- WHAT IS REQUIRED -
Quote each line of the material verbatim, without the pictures.

- COLLECTED MATERIAL -
►

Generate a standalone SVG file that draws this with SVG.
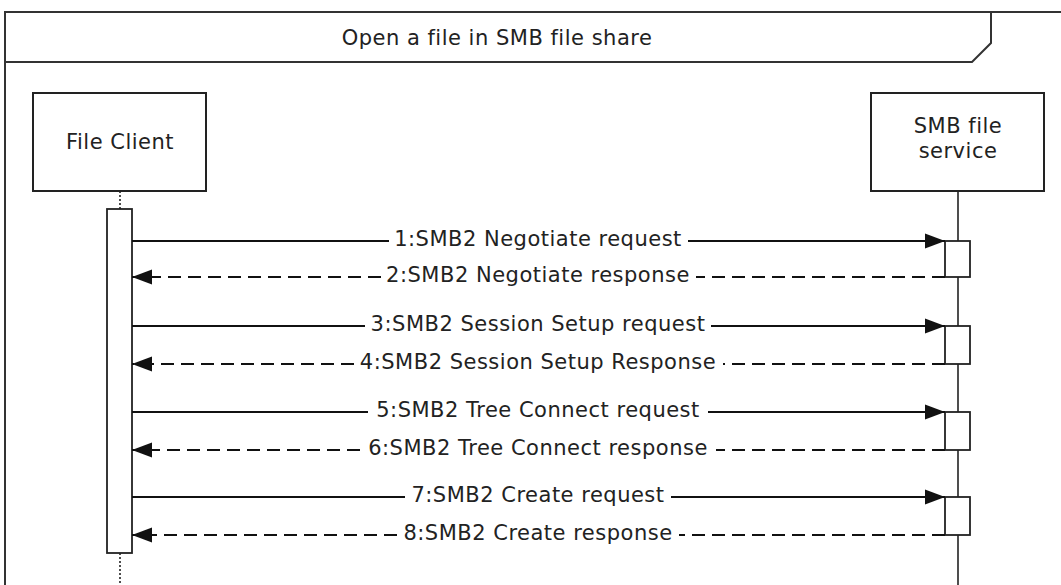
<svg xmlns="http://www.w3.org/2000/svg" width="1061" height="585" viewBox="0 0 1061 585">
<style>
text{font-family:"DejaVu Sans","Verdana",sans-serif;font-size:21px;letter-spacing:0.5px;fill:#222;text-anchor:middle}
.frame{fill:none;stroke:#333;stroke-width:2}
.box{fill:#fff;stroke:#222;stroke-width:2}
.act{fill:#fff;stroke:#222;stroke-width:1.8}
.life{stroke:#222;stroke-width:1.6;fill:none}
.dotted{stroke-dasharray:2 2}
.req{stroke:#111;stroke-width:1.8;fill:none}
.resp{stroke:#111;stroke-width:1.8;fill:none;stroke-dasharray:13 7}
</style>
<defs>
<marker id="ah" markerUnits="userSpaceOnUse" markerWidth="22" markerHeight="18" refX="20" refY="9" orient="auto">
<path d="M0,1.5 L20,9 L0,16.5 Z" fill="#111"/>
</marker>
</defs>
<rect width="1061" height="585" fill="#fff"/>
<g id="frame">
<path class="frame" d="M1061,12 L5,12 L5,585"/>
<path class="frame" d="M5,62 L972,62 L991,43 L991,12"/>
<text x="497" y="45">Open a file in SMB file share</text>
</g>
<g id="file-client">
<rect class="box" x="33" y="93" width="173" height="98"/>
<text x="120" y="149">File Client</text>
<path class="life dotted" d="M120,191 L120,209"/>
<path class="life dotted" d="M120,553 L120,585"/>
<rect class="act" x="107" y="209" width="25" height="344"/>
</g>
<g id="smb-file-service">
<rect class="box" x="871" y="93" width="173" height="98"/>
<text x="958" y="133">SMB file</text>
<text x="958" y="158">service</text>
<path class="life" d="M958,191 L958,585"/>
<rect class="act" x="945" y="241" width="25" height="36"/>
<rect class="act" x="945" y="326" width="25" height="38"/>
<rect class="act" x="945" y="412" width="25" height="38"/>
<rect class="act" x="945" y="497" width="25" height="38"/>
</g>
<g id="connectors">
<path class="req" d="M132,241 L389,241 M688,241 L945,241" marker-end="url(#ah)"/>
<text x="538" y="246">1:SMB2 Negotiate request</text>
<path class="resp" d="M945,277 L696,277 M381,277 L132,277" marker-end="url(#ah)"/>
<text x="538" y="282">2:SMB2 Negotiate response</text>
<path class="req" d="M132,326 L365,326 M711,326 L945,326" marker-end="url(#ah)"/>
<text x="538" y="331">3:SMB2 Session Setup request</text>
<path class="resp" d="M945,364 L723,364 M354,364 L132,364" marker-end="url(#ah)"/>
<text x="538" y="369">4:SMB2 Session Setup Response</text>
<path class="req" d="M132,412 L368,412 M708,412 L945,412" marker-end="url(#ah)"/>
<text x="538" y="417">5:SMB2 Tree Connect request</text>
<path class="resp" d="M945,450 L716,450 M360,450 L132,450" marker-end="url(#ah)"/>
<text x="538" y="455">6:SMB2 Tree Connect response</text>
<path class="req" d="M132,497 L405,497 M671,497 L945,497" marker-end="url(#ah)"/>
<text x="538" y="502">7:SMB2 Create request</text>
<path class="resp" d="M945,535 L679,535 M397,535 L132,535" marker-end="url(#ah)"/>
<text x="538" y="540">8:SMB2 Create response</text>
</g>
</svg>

◄

- SOLUTION BELOW -
Generate a standalone SVG file that draws this with SVG.
<svg xmlns="http://www.w3.org/2000/svg" width="1061" height="585" viewBox="0 0 1061 585">
<style>
text{font-family:"DejaVu Sans","Verdana",sans-serif;font-size:21px;letter-spacing:0.5px;fill:#222;text-anchor:middle}
.frame{fill:none;stroke:#333;stroke-width:2}
.box{fill:#fff;stroke:#222;stroke-width:2}
.act{fill:#fff;stroke:#222;stroke-width:1.8}
.life{stroke:#222;stroke-width:1.6;fill:none}
.dotted{stroke-dasharray:2 2}
.req{stroke:#111;stroke-width:1.8;fill:none}
.resp{stroke:#111;stroke-width:1.8;fill:none;stroke-dasharray:13 7}
</style>
<defs>
<marker id="ah" markerUnits="userSpaceOnUse" markerWidth="22" markerHeight="18" refX="20" refY="9" orient="auto">
<path d="M0,1.5 L20,9 L0,16.5 Z" fill="#111"/>
</marker>
</defs>
<rect width="1061" height="585" fill="#fff"/>
<g id="frame">
<path class="frame" d="M1061,12 L5,12 L5,585"/>
<path class="frame" d="M5,62 L972,62 L991,43 L991,12"/>
<text x="497" y="45">Open a file in SMB file share</text>
</g>
<g id="file-client">
<rect class="box" x="33" y="93" width="173" height="98"/>
<text x="120" y="149">File Client</text>
<path class="life dotted" d="M120,191 L120,209"/>
<path class="life dotted" d="M120,553 L120,585"/>
<rect class="act" x="107" y="209" width="25" height="344"/>
</g>
<g id="smb-file-service">
<rect class="box" x="871" y="93" width="173" height="98"/>
<text x="958" y="133">SMB file</text>
<text x="958" y="158">service</text>
<path class="life" d="M958,191 L958,585"/>
<rect class="act" x="945" y="241" width="25" height="36"/>
<rect class="act" x="945" y="326" width="25" height="38"/>
<rect class="act" x="945" y="412" width="25" height="38"/>
<rect class="act" x="945" y="497" width="25" height="38"/>
</g>
<g id="connectors">
<path class="req" d="M132,241 L389,241 M688,241 L945,241" marker-end="url(#ah)"/>
<text x="538" y="246">1:SMB2 Negotiate request</text>
<path class="resp" d="M945,277 L696,277 M381,277 L132,277" marker-end="url(#ah)"/>
<text x="538" y="282">2:SMB2 Negotiate response</text>
<path class="req" d="M132,326 L365,326 M711,326 L945,326" marker-end="url(#ah)"/>
<text x="538" y="331">3:SMB2 Session Setup request</text>
<path class="resp" d="M945,364 L723,364 M354,364 L132,364" marker-end="url(#ah)"/>
<text x="538" y="369">4:SMB2 Session Setup Response</text>
<path class="req" d="M132,412 L368,412 M708,412 L945,412" marker-end="url(#ah)"/>
<text x="538" y="417">5:SMB2 Tree Connect request</text>
<path class="resp" d="M945,450 L716,450 M360,450 L132,450" marker-end="url(#ah)"/>
<text x="538" y="455">6:SMB2 Tree Connect response</text>
<path class="req" d="M132,497 L405,497 M671,497 L945,497" marker-end="url(#ah)"/>
<text x="538" y="502">7:SMB2 Create request</text>
<path class="resp" d="M945,535 L679,535 M397,535 L132,535" marker-end="url(#ah)"/>
<text x="538" y="540">8:SMB2 Create response</text>
</g>
</svg>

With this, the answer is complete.